Oh reconfirims her status as one of the most consistently interesting and purposeful  bassists in jazz – she’s always searching, never willing to settle for cliches or a comfortable repetition. Irabagon gets to indulge his various personas, both good cop and bad cop but not mohawk-headed psycho cop or gasp-I’ve-been-wailing-for-ten-minutes-where-now cop. Royston does the Royston Rumble a little less than usual, but that ramps up the suspense. Likewise, Mitchell’s role here is sort of akin to the rhythm guitarist in a rock band,  a perfectly executed and architecturally essential if sometimes almost invisible presence.

The opening track, Bridge to Nowhere starts out as a pretty standard postbop swing tune and then adds subtle elements like Irabagon’s microtonal japes,  offcenter close harmonies between trumpet and sax and a sotto voce piano solo as the horns drop out. The richly uneasy title cut manages to stagger and be steady at the same time, no mean feat, winding down to a creepy circular piano riff over tense syncopation, Royston kicking off a skittish Mitchell sprint. The real stunner here is Law of Historical Memory with its tense pedalpoint, cumulo-nimbus ambience and brooding anthemic arc, Douglas shadowed by Irabagon, Mitchell and Royston teaming up for an unexpectedly delicious misterioso groove.

Beware of Doug is a fantastic song. It’s inspired by dixieland, but not reverential, a goodnatured slide-step stroll, Oh keeping her solo short and sweet, Royston edging wryly toward surf music. Little Feet gives Douglas a launching pad for some triumphant spiraling over Royston’s judiciously crescendoing clusters and a long, similarly exuberant, swinging statement from Mitchell.

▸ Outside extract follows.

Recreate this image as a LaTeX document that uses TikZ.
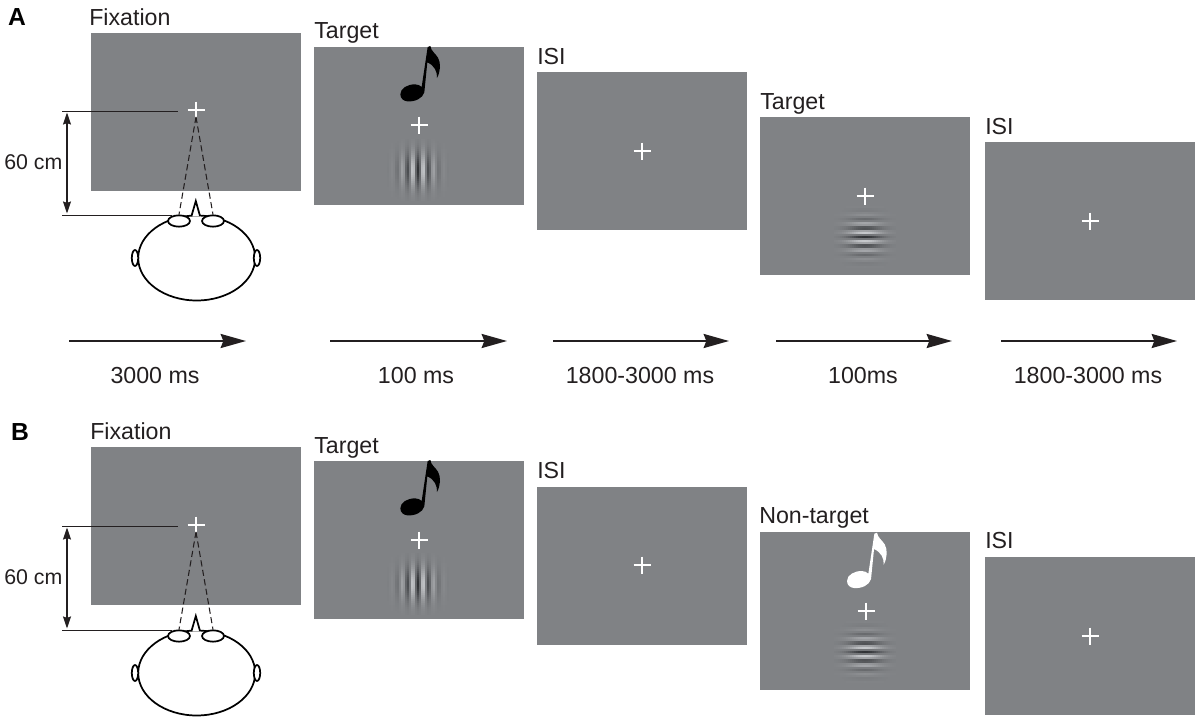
\documentclass[tikz,border=0pt]{standalone}
\usepackage{fontspec}
\setmainfont{Liberation Sans}
\usetikzlibrary{arrows.meta,shapes.geometric}
\definecolor{scr}{RGB}{128,130,133}
\definecolor{ink}{RGB}{35,31,32}
\tikzset{
  screen/.style={fill=scr,draw=none,inner sep=0pt,anchor=north west,minimum width=157.5pt,minimum height=118.5pt},
  lbl/.style={text=ink,font=\fontsize{17.4}{19}\selectfont,inner sep=0pt,anchor=base west},
  tim/.style={text=ink,font=\fontsize{17.4}{19}\selectfont,inner sep=0pt,anchor=base},
  dimtext/.style={text=ink,font=\fontsize{16}{18}\selectfont,inner sep=0pt,anchor=base west},
  letter/.style={text=black,font=\fontsize{18.5}{20}\selectfont\bfseries,inner sep=0pt,anchor=base},
  crossline/.style={draw=white,line width=2pt},
  flow/.style={draw=ink,line width=1.7pt,-{Stealth[length=19pt,width=10.5pt,inset=2pt]}},
  guide/.style={draw=ink,line width=0.7pt},
  dim/.style={draw=ink,line width=1pt,{Stealth[length=9pt,width=6pt,inset=1pt]}-{Stealth[length=9pt,width=6pt,inset=1pt]}},
  sight/.style={draw=ink,line width=0.8pt,dash pattern=on 4.6pt off 2.6pt},
  headline/.style={draw=black,line width=1.3pt,fill=white},
}
% fixation cross
\newcommand{\fixcross}[3]{%
  \coordinate (#1) at (#2,#3);
  \draw[crossline] (#2-8.5,#3) -- (#2+8.5,#3);
  \draw[crossline] (#2,#3-8.5) -- (#2,#3+8.5);}
% grating: centre x, y, 1 = vertical stripes, 0 = horizontal stripes, period
\newcommand{\gabor}[4]{%
  \foreach \i in {-30,-28,...,30}{\foreach \j in {-30,-28,...,30}{%
    \pgfmathsetmacro{\gd}{-0.31*cos(360*(#3*\i+(1-#3)*\j)/#4)*exp(-(\i*\i+\j*\j)/(2*135))}%
    \pgfmathsetmacro{\gr}{max(0,min(1,0.502+\gd))}%
    \pgfmathsetmacro{\gg}{max(0,min(1,0.510+\gd))}%
    \pgfmathsetmacro{\gb}{max(0,min(1,0.522+\gd))}%
    \definecolor{gab}{rgb}{\gr,\gg,\gb}%
    \fill[gab] (#1+\i-1.2,#2+\j-1.2) rectangle (#1+\i+1.2,#2+\j+1.2);
  }}}
% eighth note, coordinates in units of a third of a pixel
\newcommand{\note}[3]{%
  \begin{scope}[shift={(#1,#2)},scale=1/3]
    \fill[#3] (91,178) .. controls (91,160) and (112,148) .. (135,148)
      .. controls (143,148) and (150,151) .. (155,156)
      -- (173,36) -- (181,33)
      .. controls (183,48) and (196,55) .. (204,68)
      .. controls (213,84) and (212,108) .. (201,129)
      .. controls (202,110) and (194,92) .. (172,82)
      -- (163,172)
      .. controls (158,190) and (135,201) .. (112,199)
      .. controls (100,198) and (91,190) .. (91,178) -- cycle;
  \end{scope}}
% viewer's head and the lines that belong to it; #1 prefix, #2 vertical offset
\newcommand{\viewer}[2]{%
  \begin{scope}[shift={(0,#2)}]
    \coordinate (#1top) at (62,111);
    \coordinate (#1topend) at (178,111);
    \coordinate (#1bot) at (62,215);
    \coordinate (#1botend) at (172,215);
    \coordinate (#1dimA) at (67,112.5);
    \coordinate (#1dimB) at (67,213.5);
    \coordinate (#1sight) at (196,117);
    \draw[guide] (#1top) -- (#1topend);
    \draw[dim] (#1dimA) -- (#1dimB);
    \draw[headline] (196.7,258) ellipse [x radius=58.5,y radius=42.5];
    \draw[headline] (135,258) ellipse [x radius=3.2,y radius=8];
    \draw[headline] (257,258) ellipse [x radius=3.2,y radius=8];
    \draw[guide] (#1bot) -- (#1botend);
    \draw[headline,fill=white] (191.5,216) -- (195.8,201) -- (200,216);
    \node[headline,ellipse,minimum width=16.5pt,minimum height=8.5pt,inner sep=0pt] (#1eyeL) at (179,221) {};
    \node[headline,ellipse,minimum width=16.5pt,minimum height=8.5pt,inner sep=0pt] (#1eyeR) at (213,221) {};
    \draw[sight] (#1sight) -- (#1eyeL.north);
    \draw[sight] (#1sight) -- (#1eyeR.north);
  \end{scope}}
\begin{document}
\begin{tikzpicture}[x=0.75pt,y=-0.75pt]
\useasboundingbox (0,0) rectangle (1200,721);
% Panel A screens
\node[screen] (a1) at (91,33) {};
\node[screen] (a2) at (314,47) {};
\node[screen] (a3) at (537,72) {};
\node[screen] (a4) at (760,117) {};
\node[screen] (a5) at (985,142) {};
% Panel B screens
\node[screen] (b1) at (91,447) {};
\node[screen] (b2) at (314,461) {};
\node[screen] (b3) at (537,487) {};
\node[screen] (b4) at (760,532) {};
\node[screen] (b5) at (985,557) {};
% Stimuli
\gabor{418}{170}{1}{10.5}
\gabor{865}{237}{0}{9}
\gabor{418}{584}{1}{10.5}
\gabor{865}{652}{0}{9}
\note{370}{35}{black}
\note{370}{449}{black}
\note{816.7}{521.7}{white}
% Crosses
\fixcross{ca2}{419}{125}
\fixcross{ca3}{642}{151}
\fixcross{ca4}{865}{196}
\fixcross{ca5}{1090}{221}
\fixcross{cb2}{419}{540}
\fixcross{cb3}{642}{565}
\fixcross{cb4}{866}{611}
\fixcross{cb5}{1090}{636}
\fixcross{ca1}{196}{110}
\fixcross{cb1}{196}{525}
% Viewers
\viewer{va}{0}
\viewer{vb}{415}
\node[dimtext] (d1) at (4,169) {60 cm};
\node[dimtext] (d2) at (4,584) {60 cm};
% Titles
\node[letter] (la) at (17,26) {A};
\node[letter] (lb) at (20,440) {B};
\node[lbl] (t1) at (89,25) {Fixation};
\node[lbl] (t2) at (314,38) {Target};
\node[lbl] (t3) at (537,64) {ISI};
\node[lbl] (t4) at (760,109) {Target};
\node[lbl] (t5) at (985,134) {ISI};
\node[lbl] (u1) at (90,439) {Fixation};
\node[lbl] (u2) at (314,453) {Target};
\node[lbl] (u3) at (537,478) {ISI};
\node[lbl] (u4) at (759,523) {Non-target};
\node[lbl] (u5) at (985,548) {ISI};
% Timeline
\coordinate (s1) at (69,341); \coordinate (e1) at (246,341);
\coordinate (s2) at (330,341); \coordinate (e2) at (507,341);
\coordinate (s3) at (553,341); \coordinate (e3) at (729,341);
\coordinate (s4) at (776,341); \coordinate (e4) at (952,341);
\coordinate (s5) at (1001,341); \coordinate (e5) at (1177,341);
\foreach \k in {1,...,5} \draw[flow] (s\k) -- (e\k);
\node[tim] (m1) at (155,383) {3000 ms};
\node[tim] (m2) at (416,383) {100 ms};
\node[tim] (m3) at (640,383) {1800-3000 ms};
\node[tim] (m4) at (863,383) {100ms};
\node[tim] (m5) at (1088,383) {1800-3000 ms};
\end{tikzpicture}
\end{document}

Garden State works a bustling Mad Men era groove.  There’s a point early on where Royston hits a clenched-teeth four-bar run of sixteenth notes that makes this whole album worthwhile: the point seems to be that there’s always something in Jersey that makes it impossible to finish the job, and it’s the efforts of everybody involved (especially Oh) that keep it entertaining. The final track is The Pigeon & the Pie, a mini-suite that seemingly could go anywhere and ends up hitting an absolutely gorgeous, lyrical yet bitingly funky Mitchell solo enhanced by Royston’s nimbly jaunty toms and cymbals. On one hand, this album is old news: the world is buzzing about it. On the other hand, this is why.